The British Virgin Islands (BVI) will shortly implement some important changes to the rules governing segregated portfolio companies (SPCs) incorporated or registered under the BVI Business Companies Act, 2004 (BCA). These changes, introduced by the BVI Business Companies (Amendment) Act, 2018 (the 2018 BCA Amendment Act) will come into force on 1 October 2018.
Whilst the use of SPCs in investment structures is not new, the BVI has historically restricted the use of SPC structures to regulated funds and insurance companies. The changes brought about by the 2018 BCA Amendment Act are intended to broaden the use of SPC structures going forward.
An SPC structure enables a BVI company to legally segregate assets and liabilities between individual segregated portfolios within the same single legal entity. Assets of an SPC are therefore either: (a) segregated portfolio assets (i.e. assets and liabilities of each of the segregated portfolios); or (b) general assets of the company (i.e. assets which are not comprised in any segregated portfolios). A creditor of a particular segregated portfolio will only have redress to the assets of that segregated portfolio (and, where those assets are not sufficient for the purposes of discharging its liability to the creditor, to the general assets), not the assets of other segregated portfolios. This therefore enables an SPC to legally ring fence its assets and liabilities as between segregated portfolios, which offers enhanced bankruptcy protection when compared with multi-class structures.
As noted above, the ability to incorporate a company, or register an existing one, as an SPC has historically been restricted in the BVI to regulated funds (which for BVI purposes are open-ended fund structures) and insurance companies. However, with effect from 1 October this restriction will be relaxed and the types of BVI companies eligible to utilise SPC structures will be greatly expanded to include all companies with the exception of certain those which are either:
- licensed to undertake investment business under the Securities and Investment Business Act, 2010 (i.e. broker dealers, investment managers, investment advisors etc.);
- licensed to act as an insurance manager or insurance intermediary under the Insurance Act 2008; or
- licensed to carry on any activity regulated under the Banks and Trust Companies Act, 1990, Company Management Act, 1990 or Financing and Money Services Act, 2009.

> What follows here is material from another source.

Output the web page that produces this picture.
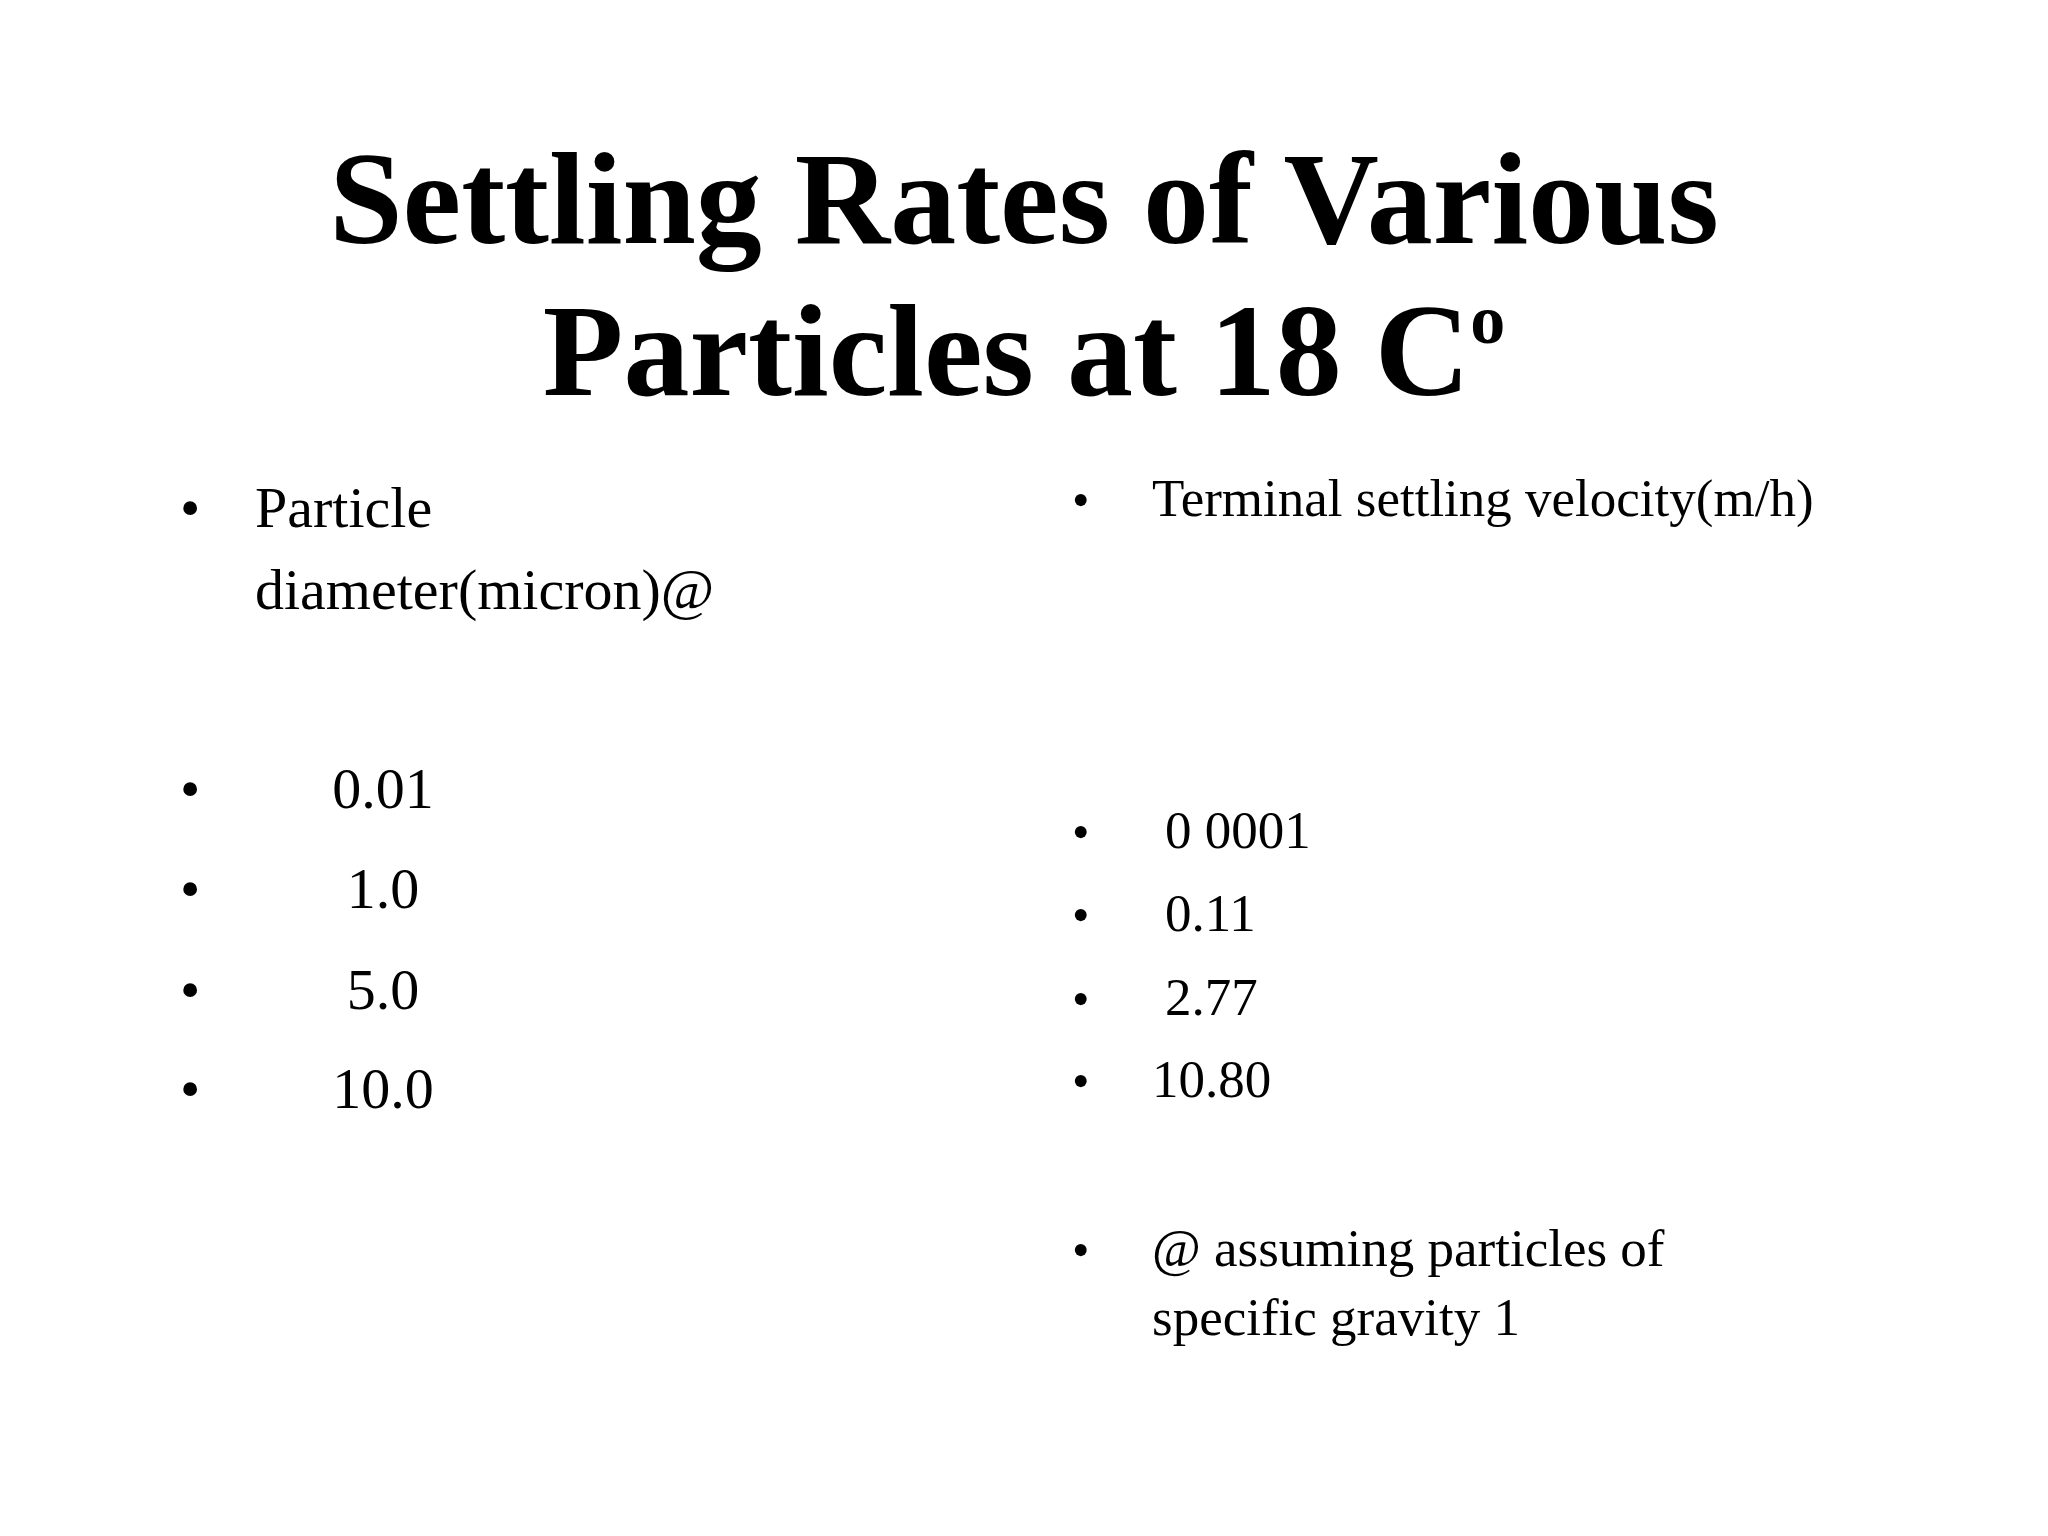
<!DOCTYPE html>
<html>
<head>
<meta charset="utf-8">
<script src="https://cdn.jsdelivr.net/npm/chart.js@4"></script>
<style>
  body { margin: 0; width: 2048px; height: 1536px; background: #fff; position: relative; font-family: "Liberation Serif", "Times New Roman", serif; color: #000; overflow: hidden; }
  .t { position: absolute; line-height: 1; white-space: pre; }
  .title { font-weight: bold; font-size: 132px; width: 2048px; left: 0; text-align: center; }
</style>
</head>
<body>
<script>
// Slide content
const titleLines = ['Settling Rates of Various', 'Particles at 18 C'];
const diameterHeader = ['Particle', 'diameter(micron)@'];
const diameters = ['0.01', '1.0', '5.0', '10.0'];
const velocityHeader = ['Terminal settling velocity(m/h)'];
const velocities = ['0 0001', '0.11', '2.77', '10.80'];
const footnote = ['@ assuming particles of', 'specific gravity 1'];

function put(text, x, baseline, size, extra) {
    const d = document.createElement('div');
    d.className = 't';
    d.style.left = x + 'px';
    d.style.top = (baseline - 0.84 * size) + 'px';
    d.style.fontSize = size + 'px';
    if (extra) Object.assign(d.style, extra);
    d.textContent = text;
    document.body.appendChild(d);
    return d;
}

// title
titleLines.forEach((line, i) => {
    const d = document.createElement('div');
    d.className = 't title';
    d.style.top = (133 + i * 152) + 'px';
    d.textContent = line;
    if (i === 1) {
        const sup = document.createElement('span');
        sup.textContent = 'o';
        sup.style.fontSize = '70px';
        sup.style.verticalAlign = '52px';
        d.appendChild(sup);
    }
    document.body.appendChild(d);
});

// left column
put('•', 180, 528, 58);
diameterHeader.forEach((s, i) => put(s, 255, 528 + i * 82, 58));
[809, 909, 1010, 1109].forEach((b, i) => {
    put('•', 180, b, 58);
    put(diameters[i], 383, b, 58, { transform: 'translateX(-50%)' });
});

// right column
put('•', 1072, 517, 50);
put(velocityHeader[0], 1152, 517, 53);
[849, 932, 1016, 1098].forEach((b, i) => {
    put('•', 1072, b, 50);
    put(velocities[i], i === 3 ? 1152 : 1165, b, 53);
});
put('•', 1072, 1267, 50);
footnote.forEach((s, i) => put(s, 1152, 1267 + i * 69, 53));
</script>
</body>
</html>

The most significant change brought about by these amendments is that going forward SPCs will now be able to be used in closed ended fund structures, which is a welcome development for the BVI funds industry and sponsors of private equity, venture capital and real estate fund structures in particular, as it will facilitate the ring-fencing of assets and liabilities as between portfolios without the need of for such funds to hold assets and transact through SPVs sitting beneath the fund.
The 2018 BCA Amendment Act also includes a number of other legal and administrative matters in relation SPCs, including an obligation to notify the Financial Services Commission on the reinstatement of previously terminated portfolios and allowing for new regulations on the rules governing the payment of dividends and other distributions by individual portfolios. An additional amendment of note is a statutory confirmation that segregated portfolios of the same SPC can contract with one another.
The content of this article is intended to provide a general guide to the subject matter. Specialist advice should be sought about your specific circumstances.